HM Prison Won Wron
- Location: Won Wron, Victoria; 38°29′8″S 146°40′19″E﻿ / ﻿38.48556°S 146.67194°E;
- Status: Closed
- Security class: Minimum security
- Capacity: 127
- Opened: 1964
- Closed: 2004
- Managed by: Corrections Victoria

= HM Prison Won Wron =

Minimum-security reforestation camp

HM Prison Won Wron was a minimum security prison located at Won Wron near Yarram in Victoria.

In 1962/63, a group of prisoners and prison officers from HM Prison Morwell River began construction of the HM Prison Won Wron.

The facility was associated with a Forests Commission Victoria (FCV) nursery to raise pine seedlings for the Strzelecki Ranges reforestation scheme, although no prison labour was available for forests work until 1968.

Eucalypt seedlings were produced at a similar FCV nursery at Olsens Bridge near Boolara which was associated with HM Prison Morwell River.
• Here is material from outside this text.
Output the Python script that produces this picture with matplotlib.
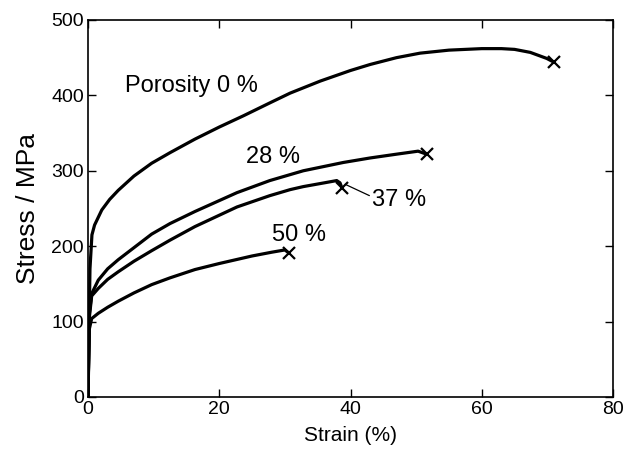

The Olsens Bridge nursery operated until 1991 when operations transferred to Won Wron.

Soon after in 1993, the Victorian Plantations Corporation was formed and transferred its nursery operations to an expanded facility at nearby Gelliondale.

The Prison was noteworthy in that it held an annual fun-run on Easter Sunday with the tongue-in-cheek name of "Prisoners on the Run", which raised funds to help support disabled and disadvantaged children in the Gippsland area.

HM Prison Won Wron closed in late 2004 and the subsequent proposal to set up an Indigenous rehabilitation facility on the site was opposed by the local community of Yarram.

The site reopened in 2008 as the Wulgunggo Ngalu Learning Place, a culturally appropriate learning place that houses and supports up to 18 Koori men who are undertaking Community Correction Orders. It won the community corrections category of the 2010 International Corrections and Prisons Association (ICPA) awards.